Modern digital oscilloscopes do not only display waveforms of electric signals in time. Advanced features of measurement devices allow you to conduct fast and easy measurements of signal parameters and run diagnostics.
In this article, we are presenting ways of using the advanced features of the AX-DS1100CFM oscilloscope from AXIOMET.
There are several types of measurement used mostly in diagnostics, which can be automated in full or in part by modern oscilloscopes. These functionalities are good to know, as they can facilitate work.
Let’s assume that we want to know the basic parameters of a periodic signal on one output. The AX-DS1100CFM oscilloscope from AXIOMET has a feature of smart, automatic adjustment against connected signals. After pressing the AUTO button, the device detects outputs with signals and adjusts the display mode in such a way to present the waveforms in the best possible way.
In case of connecting a 1kHz square signal to the first input, with the amplitude of 3V, and pressing the AUTO button, the oscilloscope will automatically set the vertical scale to 1V and the horizontal scale to 250µs. It calculates average voltage, period, amplitude and frequency of the signal, and displays the data on the screen, below the chart presenting the waveform over time.
If you want to measure the exact parameters of a single signal period, choose the second option in the right-hand menu. It will set the time scale to 100µs, and the values measured are minimum voltage, maximum voltage, average voltage, and the width of the impulse.
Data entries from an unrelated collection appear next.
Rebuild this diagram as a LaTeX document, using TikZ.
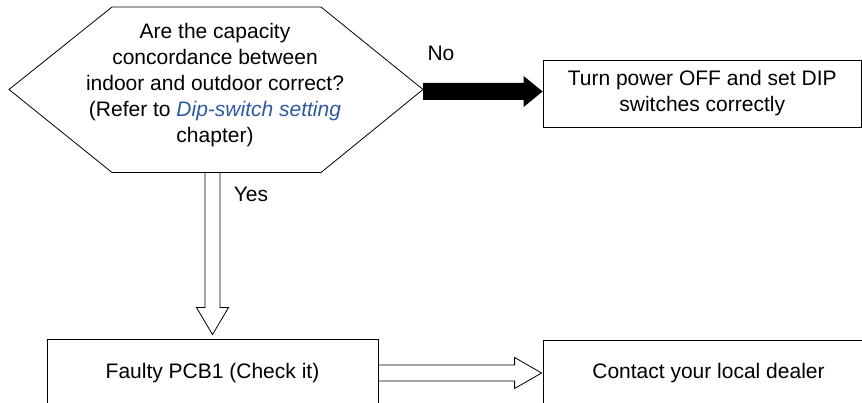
\documentclass[tikz,border=0pt]{standalone}
\usepackage{fontspec}
\setmainfont{Liberation Sans}
\usetikzlibrary{calc}
\definecolor{linkblue}{RGB}{46,89,165}
\begin{document}
\begin{tikzpicture}[x=1pt,y=-1pt,
  line width=0.8pt,
  every node/.style={font=\fontsize{21}{26}\selectfont, inner sep=0pt},
  box/.style={draw, rectangle, align=center},
  hollowarrow/.style={draw, fill=white, line join=miter},
  solidarrow/.style={fill=black},
  tag/.style={}
]
\useasboundingbox (0,0) rectangle (862,403);
\clip (0,0) rectangle (862,403);

% decision hexagon
\coordinate (hl)  at (9,89.5);
\coordinate (htl) at (112,7);
\coordinate (htr) at (321,7);
\coordinate (hr)  at (423,89.5);
\coordinate (hbr) at (321,172.5);
\coordinate (hbl) at (112,172.5);
\draw (hl) -- (htl) -- (htr) -- (hr) -- (hbr) -- (hbl) -- cycle;
\node[align=center] (q) at (215,85)
  {Are the capacity\\concordance between\\indoor and outdoor correct?\\(Refer to \textcolor{linkblue}{\itshape Dip-switch setting}\\chapter)};

% action boxes
\node[box, minimum width=318.4pt, minimum height=67pt] (b1) at (702.2,93.5)
  {Turn power OFF and set DIP\\switches correctly};
\node[box, minimum width=331pt, minimum height=68pt] (b2) at (212.5,373)
  {Faulty PCB1 (Check it)};
\node[box, minimum width=331pt, minimum height=66pt] (b3) at (708.5,373)
  {Contact your local dealer};

% "No" branch: solid block arrow
\coordinate (ns) at ($(hr)+(0,2)$);
\coordinate (ne) at (b1.west |- ns);
\fill[solidarrow] ($(ns)+(0,-8.5)$) -- ($(ne)+(-19,-8.5)$) -- ($(ne)+(-19,-15.5)$) -- (ne)
  -- ($(ne)+(-19,15.5)$) -- ($(ne)+(-19,8.5)$) -- ($(ns)+(0,8.5)$) -- cycle;
\node[tag] (no) at (441,53) {No};

% "Yes" branch: hollow block arrow down
\coordinate (ys) at (b2.north |- hbl);
\coordinate (ye) at ($(b2.north)+(0,-4)$);
\draw[hollowarrow] ($(ys)+(-7.5,0)$) -- ($(ye)+(-7.5,-27)$) -- ($(ye)+(-16,-27)$) -- (ye)
  -- ($(ye)+(16,-27)$) -- ($(ye)+(7.5,-27)$) -- ($(ys)+(7.5,0)$) -- cycle;
\node[tag] (yes) at (251,194.5) {Yes};

% hollow block arrow to the dealer box
\coordinate (fs) at (b2.east);
\coordinate (fe) at ($(b3.west)+(-1,0)$);
\draw[hollowarrow] ($(fs)+(0,-8)$) -- ($(fe)+(-27,-8)$) -- ($(fe)+(-27,-15.5)$) -- (fe)
  -- ($(fe)+(-27,15.5)$) -- ($(fe)+(-27,8)$) -- ($(fs)+(0,8)$) -- cycle;
\end{tikzpicture}
\end{document}
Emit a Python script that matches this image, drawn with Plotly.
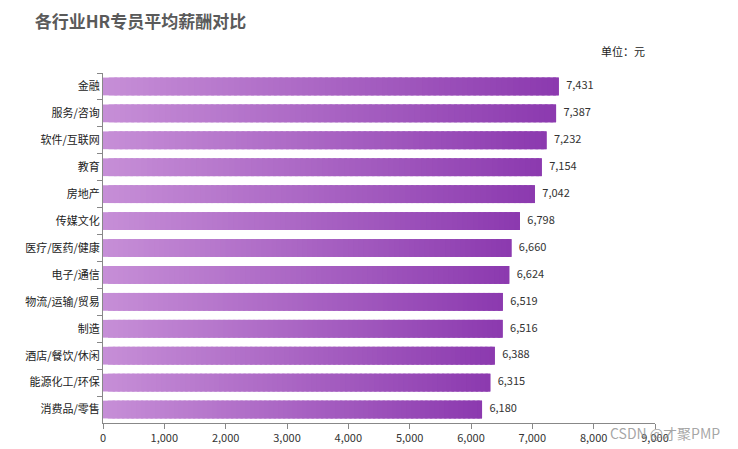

Frequently, the measured subject is the time of rising or falling edge of a signal. Modern oscilloscopes also conduct this measurement automatically – in case of the AX-DS1100CFM model, it is done by selecting the third and fourth menu option for automatic measurements. The device presents calculated rise time and signal amplitude.
Modern oscilloscopes can also automatically calculate many other signal parameters — you simply need to choose appropriate menu options.
A very handy feature of oscilloscopes like the DS1100CFM model from AXIOMET is storing waveforms in memory. Let’s assume that an inspected device acts inappropriately from time to time, but we cannot predict when it is going to work like this or what triggers such operations, which would allow us to register the very moment in the single-shot mode. In such a case, sample register becomes helpful. In the DS1100CFM model, the user can record signal and save it in the internal memory. You simply need to select the source channel, sampling interval and the number of samples to be registered, and press the register button. Interval can be set from 1ms to 1000s, and the number of samples stored cannot exceed 2,500. This means that you can precisely inspect 2.5s of a waveform, or you can perform a waveform dump every 16 minutes during a period of a month.
When waveforms are registered, you can view them manually or play automatically.
In our case, you can see a sudden signal loss in frame 34.
Another way of diagnosing anomalies is to enable signal persistence. Thanks to that, the signal displayed on the screen will leave a trace visible for a certain period. It’s a bit similar to working with phosphor in CRT oscilloscopes that stays illuminated for a short time after excitation with a highly intensive beam and leaves a trace. In digital oscilloscopes, this effect is generated artificially, which means that the illumination time can be set to 1, 2, 5s or indefinitely.
Yet another comfortable way of analysing waveforms is storing reference waveforms. A captured waveform can be stored in the built-in device memory, and then statically displayed on the screen together with waveforms from channels 1 and 2. It allows the user to directly compare them against each other.
A way more advanced feature, offered by oscilloscopes like the AX-DS1100CFM model, is automatic testing. The device allows you to define a mask for a registered waveform, which it has to fit. It is done by defining upper and lower threshold and the width of the impulse. In oscilloscopes from AXIOMET the mask defining process is significantly simplified, and with the use of buttons and knobs, you can prepare masks for periodic signals.
The automatic testing process can be configured as well. The oscilloscope can emit sounds at each waveform that falls outside of the mask, or it can freeze such waveform on the screen. Also, the number of successful and negative tests is calculated, and the current test result is delivered to the output at the back of the oscilloscope.
Thanks to these features, the work of a designer or a service technician becomes far easier. Therefore, when purchasing an oscilloscope, choose a model that – while staying within the budget – can conduct advanced digital measurements.